Dive Brief:
- Skechers reported $8 billion in sales for its 2023 fiscal year, a 7.5% year-over-year increase and a record in annual sales for the footwear giant, according to a Thursday press release.
- International sales saw the largest increase at 13.3%, while domestic sales decreased 0.8%.
- Though the company logged fourth quarter DTC growth of 20.3%, wholesale remained a challenge, with Skechers reporting $86.6 million for the segment, a 8.3% decrease from the year prior.
Dive Insight:
While Skechers set multiple sales records during 2023, wholesale pressure continued throughout the fiscal year.
In Q3, Skechers “eked out a marginal gain” for its wholesale business with a 0.3% increase, said Tom Nikic of Wedbush Securities, but he called the footwear giant’s Q4 decline a “surprising reversal” from the previous quarter’s results.
Domestic wholesale decreased 10.4% for the quarter, and international wholesale declined 7.1%, COO David Weinberg said on an earnings call with investors. The international decline was primarily due to the EMEA region, and it was partially offset by improvements in the APAC region, “including double-digit improvements in China which had a healthy return to growth over the key fourth quarter holidays,” per Weinberg.
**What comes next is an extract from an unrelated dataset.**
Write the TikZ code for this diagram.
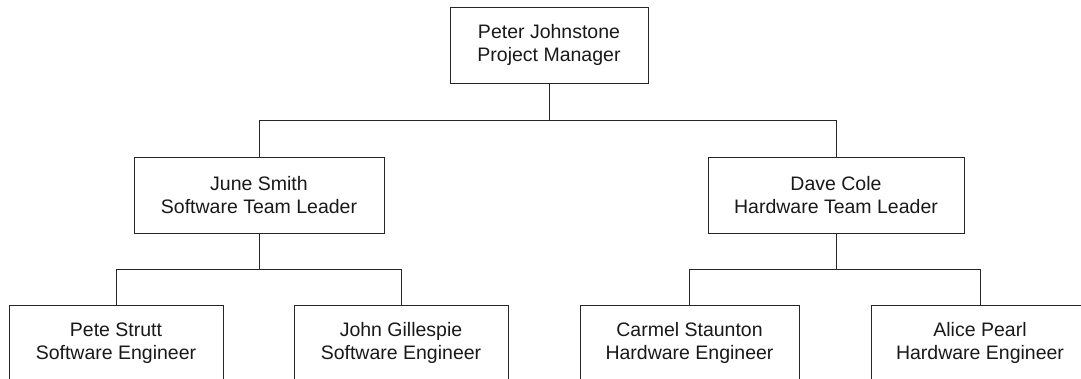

Weinberg attributed wholesale decreases to “some retailers conservatively managing inventory levels and taking goods closer to season.”
“In all, 2023 was a challenging year for wholesale, particularly in the United States,” Weinberg said. “But our key indicators give us optimism that our wholesale business will return to growth in the first half of 2024.”
On the call, CFO John Vandemore said the company was optimistic about what it was seeing in the wholesale space so far in 2024, in terms of shipments through the first month of the quarter and bookings in the first half.
Meanwhile, DTC revenue in Q4 grew double-digits across all regions. The EMEA region grew the most at 53.1%, followed by APAC at 21.2% and the Americas region grew 14.6%. The company expects to grow this business line more in 2024.
“Direct-to-consumer, we also continue to expect to do well,” Vandemore said. “Maybe not as well as it's done this year because it's a pretty heady rate at 24% on the full year, but we still expect double-digit opportunities to reveal themselves, certainly to the first bit of the year. So we continue to see good trajectory, good recovery. I think, if anything, where we sit today, we think there's probably a lot more opportunity than risk in that, but it's also early. So we're going to watch things unfold.”
For 2024, the company set its sales outlook to between $8.6 billion and $8.8 billion. For the first quarter, it expects between $2.18 billion and $2.23 billion in sales.